God's Simplicity
“This is the message we have heard from him and proclaim to you, that God is light…So we have come to know and to believe the love that God has for us. God is love…” (1 John 1:5, 1 John 4:16; ESV)
God Is Simple
In my last post about God’s attributes, I quoted from the Belgic Confession. It says this about God, “We all believe in our hearts and confess with our mouths that there is a single and simple spiritual being, whom we call God…” (Article 1). I’m not sure if your reaction is the same as my first reaction to this statement, but I remember flinching at the word “simple.” Really? God is simple? I don’t think God is simple. I think God is complex and beyond my comprehension. How can they call God simple?
Then, someone taught me the meaning of the word “simple.” Here’s how Herman Bavinck describes God’s simplicity: “God is ‘simple,’ that is sublimely free from all composition, and that therefore one cannot make any real distinction between his being and his attributes. Each attribute is identical with God’s being: he is what he possesses” (Reformed Dogmatics, p. 118).
Simplicity vs Complexity
To help us understand this further, it’s important to look at the difference between a complex system/organism and a simple system/organism. When we think about something being complex, there are many steps and pieces to the puzzle. Many different things happen that are interconnected. When we simplify something, we remove pieces from the system and have fewer things happening.
The Epitome of Simplicity
God is the epitome of simplicity. God is not a complex system, where each of his attributes are working together to accomplish something. He IS his attributes. Our passage at the beginning says God IS light and God IS love. Other passages say God IS righteousness (Jer 23:6) and God IS a consuming fire (Heb 12:29). We cannot say that sometimes God is light and other times God is love and other times God is a consuming fire. That would make him complex. But he is simple, which means God IS each of these things all the time. “Whatever God is, he is that completely and simultaneously.” (Reformed Dogmatics, p. 118).
The Temptation of Complexity
To be honest, this concept is difficult for us to grasp/comprehend. This is an incommunicable attribute—which means we’ve never experienced something like this before. We have encountered nothing in creation that is completely simple. Everything is complex in its own way. Even the atom has complexity with positive and negative electrons.
Since we only encounter complexity in creation, we are continually tempted to think of God as complex. We are tempted to envision God as someone whose love and holiness work together to bring about his will. Sometimes God is righteous and sometimes God is merciful—kinda like us. We are complex—each of our attributes showing up at different times. God is simple. Each of his attributes flow from the fountain of his being. His attributes are always there, all the time, in everything he does BECAUSE “he is what he possesses” (Reformed Dogmatics, p. 118).
Why So Many Attributes?
At this point, some ask an important question, “If God is simple, why does the Bible give him so many attributes?” This is a fair—and good—question. There are two ways to answer this question.
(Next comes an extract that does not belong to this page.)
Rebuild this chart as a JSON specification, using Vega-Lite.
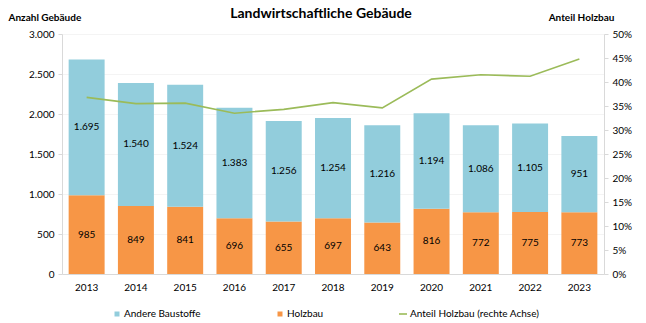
{
  "$schema": "https://vega.github.io/schema/vega-lite/v6.json",
  "width": 542,
  "height": 240,
  "autosize": {"type": "none"},
  "padding": {"left": 62, "top": 34, "right": 42, "bottom": 49},
  "background": "white",
  "title": {
    "text": "Landwirtschaftliche Gebäude",
    "fontSize": 14,
    "fontWeight": "bold",
    "color": "#000000",
    "anchor": "middle",
    "frame": "group",
    "dx": -12,
    "dy": 13
  },
  "datasets": {
    "bars": [
      {"year": "2013", "category": "Holzbau", "value": 985},
      {"year": "2013", "category": "Andere Baustoffe", "value": 1695},
      {"year": "2014", "category": "Holzbau", "value": 849},
      {"year": "2014", "category": "Andere Baustoffe", "value": 1540},
      {"year": "2015", "category": "Holzbau", "value": 841},
      {"year": "2015", "category": "Andere Baustoffe", "value": 1524},
      {"year": "2016", "category": "Holzbau", "value": 696},
      {"year": "2016", "category": "Andere Baustoffe", "value": 1383},
      {"year": "2017", "category": "Holzbau", "value": 655},
      {"year": "2017", "category": "Andere Baustoffe", "value": 1256},
      {"year": "2018", "category": "Holzbau", "value": 697},
      {"year": "2018", "category": "Andere Baustoffe", "value": 1254},
      {"year": "2019", "category": "Holzbau", "value": 643},
      {"year": "2019", "category": "Andere Baustoffe", "value": 1216},
      {"year": "2020", "category": "Holzbau", "value": 816},
      {"year": "2020", "category": "Andere Baustoffe", "value": 1194},
      {"year": "2021", "category": "Holzbau", "value": 772},
      {"year": "2021", "category": "Andere Baustoffe", "value": 1086},
      {"year": "2022", "category": "Holzbau", "value": 775},
      {"year": "2022", "category": "Andere Baustoffe", "value": 1105},
      {"year": "2023", "category": "Holzbau", "value": 773},
      {"year": "2023", "category": "Andere Baustoffe", "value": 951}
    ],
    "share": [
      {"year": "2013", "share": 0.368},
      {"year": "2014", "share": 0.355},
      {"year": "2015", "share": 0.356},
      {"year": "2016", "share": 0.335},
      {"year": "2017", "share": 0.343},
      {"year": "2018", "share": 0.357},
      {"year": "2019", "share": 0.346},
      {"year": "2020", "share": 0.406},
      {"year": "2021", "share": 0.415},
      {"year": "2022", "share": 0.412},
      {"year": "2023", "share": 0.448}
    ]
  },
  "layer": [
    {
      "data": {"name": "bars"},
      "transform": [
        {"stack": "value", "groupby": ["year"], "sort": [{"field": "category", "order": "descending"}], "as": ["v0", "v1"]},
        {"calculate": "(datum.v0 + datum.v1) / 2", "as": "mid"}
      ],
      "encoding": {
        "x": {
          "field": "year",
          "type": "ordinal",
          "scale": {"paddingInner": 0.27, "paddingOuter": 0.135},
          "axis": {
            "title": null,
            "labelAngle": 0,
            "ticks": false,
            "labelPadding": 8,
            "domainColor": "#d9d9d9",
            "labelFontSize": 10,
            "labelColor": "#000000"
          }
        }
      },
      "layer": [
        {
          "mark": {"type": "bar"},
          "encoding": {
            "y": {
              "field": "v1",
              "type": "quantitative",
              "scale": {"domain": [0, 3000]},
              "axis": {
                "values": [0, 500, 1000, 1500, 2000, 2500, 3000],
                "format": ",d",
                "title": "Anzahl Gebäude",
                "titleAngle": 0,
                "titleAlign": "left",
                "titleBaseline": "middle",
                "titleX": -54,
                "titleY": -17,
                "titleFontSize": 10,
                "titleFontWeight": "bold",
                "titleColor": "#000000",
                "labelFontSize": 10,
                "labelColor": "#000000",
                "labelPadding": 4,
                "tickSize": 4,
                "tickColor": "#d9d9d9",
                "domainColor": "#d9d9d9",
                "grid": true,
                "gridColor": "#f4f4f4"
              }
            },
            "y2": {"field": "v0"},
            "fill": {
              "field": "category",
              "type": "nominal",
              "scale": {"domain": ["Andere Baustoffe", "Holzbau"], "range": ["#92CDDC", "#F79646"]},
              "legend": {
                "title": null,
                "orient": "none",
                "direction": "horizontal",
                "legendX": 50,
                "legendY": 275,
                "symbolType": "square",
                "symbolSize": 25,
                "labelOffset": 2,
                "columnPadding": 74,
                "labelFontSize": 10,
                "labelColor": "#000000"
              }
            }
          }
        },
        {
          "mark": {"type": "text", "fontSize": 10, "color": "#000000"},
          "encoding": {
            "y": {
              "field": "mid",
              "type": "quantitative",
              "axis": {
                "values": [0, 500, 1000, 1500, 2000, 2500, 3000],
                "format": ",d",
                "title": "Anzahl Gebäude",
                "titleAngle": 0,
                "titleAlign": "left",
                "titleBaseline": "middle",
                "titleX": -54,
                "titleY": -17,
                "titleFontSize": 10,
                "titleFontWeight": "bold",
                "titleColor": "#000000",
                "labelFontSize": 10,
                "labelColor": "#000000",
                "labelPadding": 4,
                "tickSize": 4,
                "tickColor": "#d9d9d9",
                "domainColor": "#d9d9d9",
                "grid": true,
                "gridColor": "#f4f4f4"
              }
            },
            "text": {"field": "value", "type": "quantitative", "format": ",d"}
          }
        }
      ]
    },
    {
      "data": {"name": "share"},
      "mark": {"type": "line", "strokeWidth": 1.6},
      "encoding": {
        "x": {"field": "year", "type": "ordinal"},
        "y": {
          "field": "share",
          "type": "quantitative",
          "scale": {"domain": [0, 0.5]},
          "axis": {
            "orient": "right",
            "values": [0, 0.05, 0.1, 0.15, 0.2, 0.25, 0.3, 0.35, 0.4, 0.45, 0.5],
            "format": ".0%",
            "title": "Anteil Holzbau",
            "titleAngle": 0,
            "titleAlign": "center",
            "titleBaseline": "middle",
            "titleX": -23,
            "titleY": -17,
            "titleFontSize": 10,
            "titleFontWeight": "bold",
            "titleColor": "#000000",
            "labelFontSize": 10,
            "labelColor": "#000000",
            "labelPadding": 4,
            "tickSize": 4,
            "tickColor": "#d9d9d9",
            "domainColor": "#d9d9d9",
            "grid": false
          }
        },
        "stroke": {
          "datum": "Anteil Holzbau (rechte Achse)",
          "type": "nominal",
          "scale": {"range": ["#9BBB59"]},
          "legend": {
            "title": null,
            "orient": "none",
            "legendX": 336,
            "legendY": 275,
            "symbolType": "stroke",
            "symbolSize": 64,
            "symbolStrokeWidth": 1.6,
            "labelOffset": 2,
            "labelFontSize": 10,
            "labelColor": "#000000"
          }
        }
      }
    }
  ],
  "resolve": {"scale": {"y": "independent"}},
  "config": {
    "font": "Lato",
    "view": {"stroke": null},
    "locale": {"number": {"decimal": ",", "thousands": ".", "grouping": [3], "currency": ["", " €"]}}
  }
}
First, this is how God has revealed himself to us. In scripture, he reveals himself as unity in the midst of diversity. He tells us he is simple and then gives us a variety of ways his simplicity works itself out in the world. So, if this is how God has revealed himself to us, we should listen to him.
Second, the diversity of God’s gifts doesn’t contradict his simplicity. As we pile up a list of attributes to describe God we are painting a picture of the fullness of life and being. How can we describe fullness of life and being in only a few words or attributes? We cannot do it. We need to look at it from many angles.
I’ll close with this beautiful illustration from Herman Bavinck, “The divine essence is so infinitely and profusely rich that no creature can grasp it all at once. Just as a child cannot picture the worth of a coin of great value but only gains some sense of it when it is counted out in a number of smaller coins, so we too cannot possibly form a picture of the infinite fullness of God’s essence unless it is displayed to us now in one relationship, then in another, and now from one angle, then from another.” (Reformed Dogmatics, p. 127).